(Self-released, CD, digital download)
On their 2013 self-titled debut EP, Burlington punk trio Black Rabbit offered a glimpse of the band they might become. Though a tad derivative in moments, the brisk, five-song recording suggested a budding promise within the minds of husband-and-wife duo Marc and Darlene Scarano. On their latest effort, the recently released Lipstick and Dynamite, Black Rabbit take a bold, steel-toed-boot-clad step toward realizing that potential.
As on their first record, Black Rabbit remain rooted in 1970s punk and bands such as the Ramones and New York Dolls. But on their latest, they use the iconic sounds of those bands merely as a launching point to explore new avenues. The result is a self-assured and markedly improved album that finds Black Rabbit beginning to truly forge a unique identity.
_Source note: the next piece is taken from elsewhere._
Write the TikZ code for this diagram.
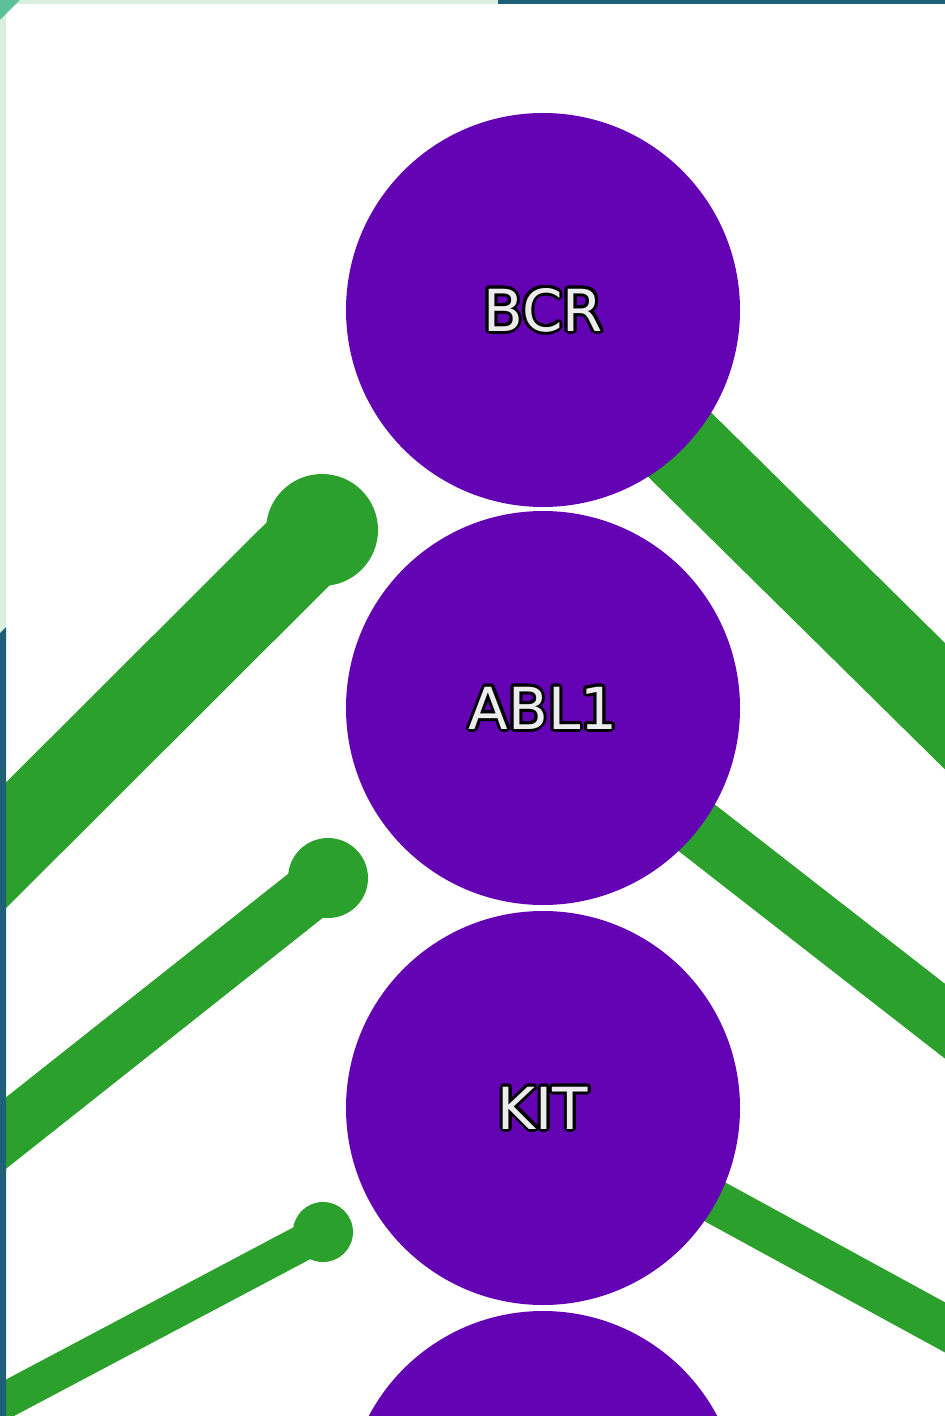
\documentclass[tikz,border=0pt]{standalone}
\usepackage{fontspec}
\newfontfamily\labelfont{DejaVu Sans}
\usetikzlibrary{calc}

\definecolor{nodepurple}{RGB}{99,3,180}
\definecolor{edgegreen}{RGB}{44,160,44}
\definecolor{framepale}{RGB}{217,239,224}
\definecolor{framemid}{RGB}{92,192,154}
\definecolor{frameteal}{RGB}{31,96,121}
\definecolor{labelfill}{RGB}{236,236,236}

% outlined label: dark copies shifted around, light text on top
\newcommand{\haloshift}[3]{\rlap{\kern#1\raisebox{#2}{\color{black}#3}}}
\newcommand{\halotext}[1]{%
  \haloshift{1.5pt}{0pt}{#1}\haloshift{-1.5pt}{0pt}{#1}%
  \haloshift{0pt}{1.5pt}{#1}\haloshift{0pt}{-1.5pt}{#1}%
  \haloshift{1.3pt}{0.75pt}{#1}\haloshift{-1.3pt}{0.75pt}{#1}%
  \haloshift{1.3pt}{-0.75pt}{#1}\haloshift{-1.3pt}{-0.75pt}{#1}%
  \haloshift{0.75pt}{1.3pt}{#1}\haloshift{-0.75pt}{1.3pt}{#1}%
  \haloshift{0.75pt}{-1.3pt}{#1}\haloshift{-0.75pt}{-1.3pt}{#1}%
  {\color{labelfill}#1}}

\tikzset{
  gene/.style={circle, fill=nodepurple, inner sep=0pt, minimum size=197pt,
    font=\labelfont\fontsize{29pt}{34pt}\selectfont},
  edge/.style={draw=edgegreen, line cap=butt},
  blob/.style={fill=edgegreen},
}

\begin{document}
\begin{tikzpicture}[x=0.5pt, y=-0.5pt]
\useasboundingbox (0,0) rectangle (945,1416);
\clip (0,0) rectangle (945,1416);
\fill[white] (0,0) rectangle (945,1416);

% far ends of the edges
\coordinate (r1) at (1100,859);
\coordinate (r2) at (1100,1142);
\coordinate (r3) at (1100,1412);
\coordinate (l1) at (-100,951);
\coordinate (l2) at (-100,1217);
\coordinate (l3) at (-100,1456);
% arrow ends next to the nodes
\coordinate (e1) at (322,530);
\coordinate (e2) at (328,878);
\coordinate (e3) at (323,1232);

% node positions (used before the nodes are drawn on top)
\coordinate (cbcr) at (543,310);
\coordinate (cabl) at (543,708);
\coordinate (ckit) at (543,1108);

% outgoing edges
\draw[edge, line width=45pt] (cbcr) -- (r1);
\draw[edge, line width=29.5pt] (cabl) -- (r2);
\draw[edge, line width=22pt] (ckit) -- (r3);

% incoming edges with rounded heads
\draw[edge, line width=44.5pt] (l1) -- (e1);
\fill[blob] (e1) circle[radius=28pt];
\draw[edge, line width=28pt] (l2) -- (e2);
\fill[blob] (e2) circle[radius=20pt];
\draw[edge, line width=18pt] (l3) -- (e3);
\fill[blob] (e3) circle[radius=15pt];

% gene nodes
\node[gene] (bcr) at (cbcr) {\halotext{BCR}};
\node[gene] (abl1) at (cabl) {\halotext{ABL1}};
\node[gene] (kit) at (ckit) {\halotext{KIT}};
\node[gene] (n4) at (543,1508) {};

% frame strips along the top and left edges
\fill[framepale] (0,0) rectangle (498,4);
\fill[frameteal] (498,0) rectangle (945,4);
\fill[framepale] (0,0) -- (6,0) -- (6,627) -- (0,633) -- cycle;
\fill[frameteal] (0,633) -- (6,627) -- (6,1416) -- (0,1416) -- cycle;
\fill[framemid] (0,0) -- (20,0) -- (0,20) -- cycle;
\end{tikzpicture}
\end{document}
In particular, front man Marc Scarano boasts a previously unseen swagger. The easy confidence of his disaffected drawl is compelling and infectious. On opener "Black Cat," he snarls with quiet menace over an insistent punk groove. This eventually steamrolls into a proggy, psych-rock breakdown that comes out of left field yet is not too jarring.
"Tarpaulin" coalesces around an efficient guitar riff that sounds like an outtake from the Strokes' Is This It — and that's a good thing. The song itself has more in common with Surfer Rosa-era Pixies, especially in the call-and-response section between the Scaranos.
"Mark My Words" may be the most bracing two minutes of music you'll hear from a local band this year. It's followed by the equally aggressive "Rejected," on which Darlene Scarano tempers her husband's sneering vocals with poppy, beach-blanket backing vocals.
Lipstick and Dynamite vastly improves on its predecessor in production. While Black Rabbit's debut had a degree of lo-fi charm, Robot Dog Studio's Ryan Cohen masterfully tweaks the knobs and faders this time, presenting the band with greater fidelity without losing any of its grit or punch. Nowhere is this more evident than on the album's last two cuts, "The Invisibles" and "Carnage." In particular the aptly titled closing track assaults the ears with a tsunami of guitar crunch and thundering drums — the latter courtesy of drummer Mark Tomase, whose performance is understated but wildly effective throughout.
Tomase has since left the group and was replaced by the excellent Jane Boxall, of Doll Fight! and Steady Betty renown. Given Boxall's aptitude for punk drumming — not to mention her general elite musicality — we might assume the improvement found on Lipstick and Dynamite is only the beginning for Black Rabbit. Stay tuned.
Lipstick and Dynamite by Black Rabbit is available at blackrabbitvt.com. Black Rabbit play the Monkey House this Thursday, July 24, as part of the Girls Rock Vermont! showcase.